◆ The exercise
Give every line of the data again, unchanged, but with no pictures.
○ ○ ○
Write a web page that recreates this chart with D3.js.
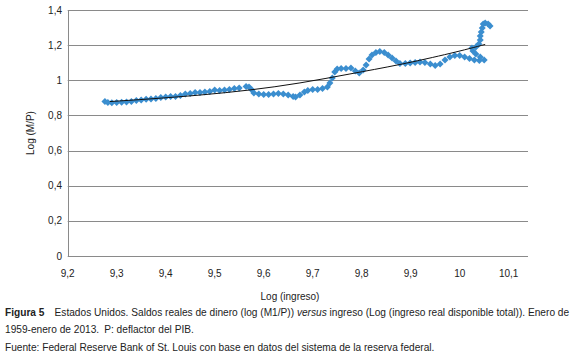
<!DOCTYPE html>
<html>
<head>
<meta charset="utf-8">
<script src="https://d3js.org/d3.v7.min.js"></script>
<style>
body { margin: 0; background-color: white; }
text { font-family: "Liberation Sans", Arial, sans-serif; }
.caption { font-family: "Liberation Sans", Arial, sans-serif; font-size: 10.5px; fill: #222; }
</style>
</head>
<body>
<svg id="chart"></svg>
</body>
<script>
// log(ingreso) vs log(M/P)
var ingreso = [9.276, 9.282, 9.29, 9.30, 9.31, 9.32, 9.33, 9.34, 9.35, 9.36, 9.37, 9.38, 9.39, 9.40,
  9.41, 9.42, 9.43, 9.44, 9.45, 9.46, 9.47, 9.48, 9.49, 9.50, 9.51, 9.52, 9.53, 9.54, 9.55,
  9.564, 9.57, 9.576, 9.58, 9.59, 9.60, 9.61, 9.62, 9.63, 9.64, 9.65, 9.66, 9.665, 9.674,
  9.683, 9.69, 9.70, 9.71, 9.72, 9.73, 9.735, 9.74, 9.745, 9.75, 9.758, 9.768, 9.778, 9.787,
  9.795, 9.803, 9.809, 9.815, 9.821, 9.829, 9.837, 9.846, 9.854, 9.862, 9.87, 9.878, 9.889,
  9.899, 9.909, 9.919, 9.929, 9.94, 9.95, 9.96, 9.97, 9.98, 9.99, 10.00, 10.01, 10.02, 10.03,
  10.04, 10.05, 10.042, 10.033, 10.027, 10.025, 10.033, 10.039, 10.042, 10.042, 10.044,
  10.046, 10.048, 10.052, 10.058, 10.062];
var saldos = [0.879, 0.874, 0.872, 0.874, 0.875, 0.876, 0.879, 0.885, 0.888, 0.892, 0.894, 0.896, 0.902, 0.905,
  0.908, 0.908, 0.913, 0.922, 0.925, 0.93, 0.93, 0.933, 0.936, 0.945, 0.942, 0.945, 0.948, 0.953, 0.956,
  0.965, 0.962, 0.945, 0.928, 0.922, 0.919, 0.919, 0.922, 0.925, 0.922, 0.916, 0.908, 0.905, 0.916,
  0.933, 0.942, 0.948, 0.948, 0.953, 0.962, 0.985, 1.013, 1.047, 1.064, 1.067, 1.067, 1.07, 1.053,
  1.042, 1.059, 1.087, 1.121, 1.144, 1.158, 1.164, 1.158, 1.144, 1.127, 1.11, 1.096, 1.096,
  1.098, 1.101, 1.104, 1.101, 1.093, 1.084, 1.093, 1.116, 1.133, 1.141, 1.141, 1.133, 1.124, 1.116,
  1.113, 1.116, 1.133, 1.15, 1.167, 1.184, 1.19, 1.207, 1.229, 1.252, 1.275,
  1.298, 1.32, 1.326, 1.32, 1.309];

// trend line, also
var trendX = [9.286, 9.368, 9.470, 9.572, 9.674, 9.776, 9.878, 9.980, 10.052];
var trendY = [0.879, 0.894, 0.916, 0.945, 0.985, 1.036, 1.090, 1.153, 1.204];

var xTicks = [9.2, 9.3, 9.4, 9.5, 9.6, 9.7, 9.8, 9.9, 10, 10.1];
var yTicks = [0, 0.2, 0.4, 0.6, 0.8, 1, 1.2, 1.4];

const width = 580, height = 360;
var svg = d3.select("#chart").attr("width", width).attr("height", height);

var x = d3.scaleLinear().domain([9.2, 10.1]).range([67.7, 508.7]);
var y = d3.scaleLinear().domain([0, 1.4]).range([256, 10]);
var fmt = function(d) { return String(+d.toFixed(1)).replace(".", ","); };
var gridRight = 528;

// horizontal gridlines
svg.append("g").selectAll("line").data(yTicks).enter().append("line")
  .attr("x1", x(9.2)).attr("x2", gridRight)
  .attr("y1", d => Math.round(y(d)) + 0.5).attr("y2", d => Math.round(y(d)) + 0.5)
  .attr("stroke", "#8a8a8a").attr("stroke-width", 1);

// left axis line
svg.append("line")
  .attr("x1", Math.round(x(9.2)) + 0.5).attr("x2", Math.round(x(9.2)) + 0.5)
  .attr("y1", Math.round(y(1.4)) + 0.5).attr("y2", Math.round(y(0)) + 0.5)
  .attr("stroke", "#8a8a8a");

svg.append("g").selectAll("text").data(yTicks).enter().append("text")
  .attr("x", 62).attr("y", d => y(d) + 3.5)
  .attr("text-anchor", "end").attr("font-size", 10).attr("fill", "#222")
  .text(fmt);

svg.append("g").selectAll("text").data(xTicks).enter().append("text")
  .attr("x", d => x(d)).attr("y", 277)
  .attr("text-anchor", "middle").attr("font-size", 10).attr("fill", "#222")
  .text(fmt);

svg.append("text").attr("x", 290).attr("y", 300)
  .attr("text-anchor", "middle").attr("font-size", 10).attr("fill", "#222")
  .text("Log (ingreso)");

svg.append("text").attr("transform", "translate(34,133) rotate(-90)")
  .attr("text-anchor", "middle").attr("font-size", 10).attr("fill", "#222")
  .text("Log (M/P)");

// data markers (diamonds)
var pts = ingreso.map((d, i) => [d, saldos[i]]);
svg.append("g").selectAll("path").data(pts).enter().append("path")
  .attr("d", "M0,-3.5L3.5,0L0,3.5L-3.5,0Z")
  .attr("transform", d => "translate(" + x(d[0]) + "," + y(d[1]) + ")")
  .attr("fill", "#3b8ecf");

// trend line
var line = d3.line().curve(d3.curveNatural)
  .x(d => x(d[0])).y(d => y(d[1]));
svg.append("path")
  .datum(trendX.map((d, i) => [d, trendY[i]]))
  .attr("d", line).attr("fill", "none")
  .attr("stroke", "#111").attr("stroke-width", 1);

// caption, squeezed horizontally like the condensed face of the original
var capG = svg.append("g");
var cap = capG.append("text").attr("class", "caption").attr("x", 0).attr("y", 316);
cap.append("tspan").attr("font-weight", "bold").text("Figura 5");
cap.append("tspan").text("\u2003Estados Unidos. Saldos reales de dinero (log (M1/P)) ");
cap.append("tspan").attr("font-style", "italic").text("versus");
cap.append("tspan").text(" ingreso (Log (ingreso real disponible total)). Enero de");
capG.append("text").attr("class", "caption").attr("x", 0).attr("y", 333)
  .text("1959-enero de 2013.\u2002P: deflactor del PIB.");
capG.append("text").attr("class", "caption").attr("x", 0).attr("y", 351)
  .text("Fuente: Federal Reserve Bank of St. Louis con base en datos del sistema de la reserva federal.");
var k = 565 / cap.node().getComputedTextLength();
capG.attr("transform", "translate(5,0) scale(" + k + ",1)");
</script>
</html>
○ ○ ○
◆ Result below
Write a web page that recreates this chart with D3.js.
<!DOCTYPE html>
<html>
<head>
<meta charset="utf-8">
<script src="https://d3js.org/d3.v7.min.js"></script>
<style>
body { margin: 0; background-color: white; }
text { font-family: "Liberation Sans", Arial, sans-serif; }
.caption { font-family: "Liberation Sans", Arial, sans-serif; font-size: 10.5px; fill: #222; }
</style>
</head>
<body>
<svg id="chart"></svg>
</body>
<script>
// log(ingreso) vs log(M/P)
var ingreso = [9.276, 9.282, 9.29, 9.30, 9.31, 9.32, 9.33, 9.34, 9.35, 9.36, 9.37, 9.38, 9.39, 9.40,
  9.41, 9.42, 9.43, 9.44, 9.45, 9.46, 9.47, 9.48, 9.49, 9.50, 9.51, 9.52, 9.53, 9.54, 9.55,
  9.564, 9.57, 9.576, 9.58, 9.59, 9.60, 9.61, 9.62, 9.63, 9.64, 9.65, 9.66, 9.665, 9.674,
  9.683, 9.69, 9.70, 9.71, 9.72, 9.73, 9.735, 9.74, 9.745, 9.75, 9.758, 9.768, 9.778, 9.787,
  9.795, 9.803, 9.809, 9.815, 9.821, 9.829, 9.837, 9.846, 9.854, 9.862, 9.87, 9.878, 9.889,
  9.899, 9.909, 9.919, 9.929, 9.94, 9.95, 9.96, 9.97, 9.98, 9.99, 10.00, 10.01, 10.02, 10.03,
  10.04, 10.05, 10.042, 10.033, 10.027, 10.025, 10.033, 10.039, 10.042, 10.042, 10.044,
  10.046, 10.048, 10.052, 10.058, 10.062];
var saldos = [0.879, 0.874, 0.872, 0.874, 0.875, 0.876, 0.879, 0.885, 0.888, 0.892, 0.894, 0.896, 0.902, 0.905,
  0.908, 0.908, 0.913, 0.922, 0.925, 0.93, 0.93, 0.933, 0.936, 0.945, 0.942, 0.945, 0.948, 0.953, 0.956,
  0.965, 0.962, 0.945, 0.928, 0.922, 0.919, 0.919, 0.922, 0.925, 0.922, 0.916, 0.908, 0.905, 0.916,
  0.933, 0.942, 0.948, 0.948, 0.953, 0.962, 0.985, 1.013, 1.047, 1.064, 1.067, 1.067, 1.07, 1.053,
  1.042, 1.059, 1.087, 1.121, 1.144, 1.158, 1.164, 1.158, 1.144, 1.127, 1.11, 1.096, 1.096,
  1.098, 1.101, 1.104, 1.101, 1.093, 1.084, 1.093, 1.116, 1.133, 1.141, 1.141, 1.133, 1.124, 1.116,
  1.113, 1.116, 1.133, 1.15, 1.167, 1.184, 1.19, 1.207, 1.229, 1.252, 1.275,
  1.298, 1.32, 1.326, 1.32, 1.309];

// trend line, also
var trendX = [9.286, 9.368, 9.470, 9.572, 9.674, 9.776, 9.878, 9.980, 10.052];
var trendY = [0.879, 0.894, 0.916, 0.945, 0.985, 1.036, 1.090, 1.153, 1.204];

var xTicks = [9.2, 9.3, 9.4, 9.5, 9.6, 9.7, 9.8, 9.9, 10, 10.1];
var yTicks = [0, 0.2, 0.4, 0.6, 0.8, 1, 1.2, 1.4];

const width = 580, height = 360;
var svg = d3.select("#chart").attr("width", width).attr("height", height);

var x = d3.scaleLinear().domain([9.2, 10.1]).range([67.7, 508.7]);
var y = d3.scaleLinear().domain([0, 1.4]).range([256, 10]);
var fmt = function(d) { return String(+d.toFixed(1)).replace(".", ","); };
var gridRight = 528;

// horizontal gridlines
svg.append("g").selectAll("line").data(yTicks).enter().append("line")
  .attr("x1", x(9.2)).attr("x2", gridRight)
  .attr("y1", d => Math.round(y(d)) + 0.5).attr("y2", d => Math.round(y(d)) + 0.5)
  .attr("stroke", "#8a8a8a").attr("stroke-width", 1);

// left axis line
svg.append("line")
  .attr("x1", Math.round(x(9.2)) + 0.5).attr("x2", Math.round(x(9.2)) + 0.5)
  .attr("y1", Math.round(y(1.4)) + 0.5).attr("y2", Math.round(y(0)) + 0.5)
  .attr("stroke", "#8a8a8a");

svg.append("g").selectAll("text").data(yTicks).enter().append("text")
  .attr("x", 62).attr("y", d => y(d) + 3.5)
  .attr("text-anchor", "end").attr("font-size", 10).attr("fill", "#222")
  .text(fmt);

svg.append("g").selectAll("text").data(xTicks).enter().append("text")
  .attr("x", d => x(d)).attr("y", 277)
  .attr("text-anchor", "middle").attr("font-size", 10).attr("fill", "#222")
  .text(fmt);

svg.append("text").attr("x", 290).attr("y", 300)
  .attr("text-anchor", "middle").attr("font-size", 10).attr("fill", "#222")
  .text("Log (ingreso)");

svg.append("text").attr("transform", "translate(34,133) rotate(-90)")
  .attr("text-anchor", "middle").attr("font-size", 10).attr("fill", "#222")
  .text("Log (M/P)");

// data markers (diamonds)
var pts = ingreso.map((d, i) => [d, saldos[i]]);
svg.append("g").selectAll("path").data(pts).enter().append("path")
  .attr("d", "M0,-3.5L3.5,0L0,3.5L-3.5,0Z")
  .attr("transform", d => "translate(" + x(d[0]) + "," + y(d[1]) + ")")
  .attr("fill", "#3b8ecf");

// trend line
var line = d3.line().curve(d3.curveNatural)
  .x(d => x(d[0])).y(d => y(d[1]));
svg.append("path")
  .datum(trendX.map((d, i) => [d, trendY[i]]))
  .attr("d", line).attr("fill", "none")
  .attr("stroke", "#111").attr("stroke-width", 1);

// caption, squeezed horizontally like the condensed face of the original
var capG = svg.append("g");
var cap = capG.append("text").attr("class", "caption").attr("x", 0).attr("y", 316);
cap.append("tspan").attr("font-weight", "bold").text("Figura 5");
cap.append("tspan").text("\u2003Estados Unidos. Saldos reales de dinero (log (M1/P)) ");
cap.append("tspan").attr("font-style", "italic").text("versus");
cap.append("tspan").text(" ingreso (Log (ingreso real disponible total)). Enero de");
capG.append("text").attr("class", "caption").attr("x", 0).attr("y", 333)
  .text("1959-enero de 2013.\u2002P: deflactor del PIB.");
capG.append("text").attr("class", "caption").attr("x", 0).attr("y", 351)
  .text("Fuente: Federal Reserve Bank of St. Louis con base en datos del sistema de la reserva federal.");
var k = 565 / cap.node().getComputedTextLength();
capG.attr("transform", "translate(5,0) scale(" + k + ",1)");
</script>
</html>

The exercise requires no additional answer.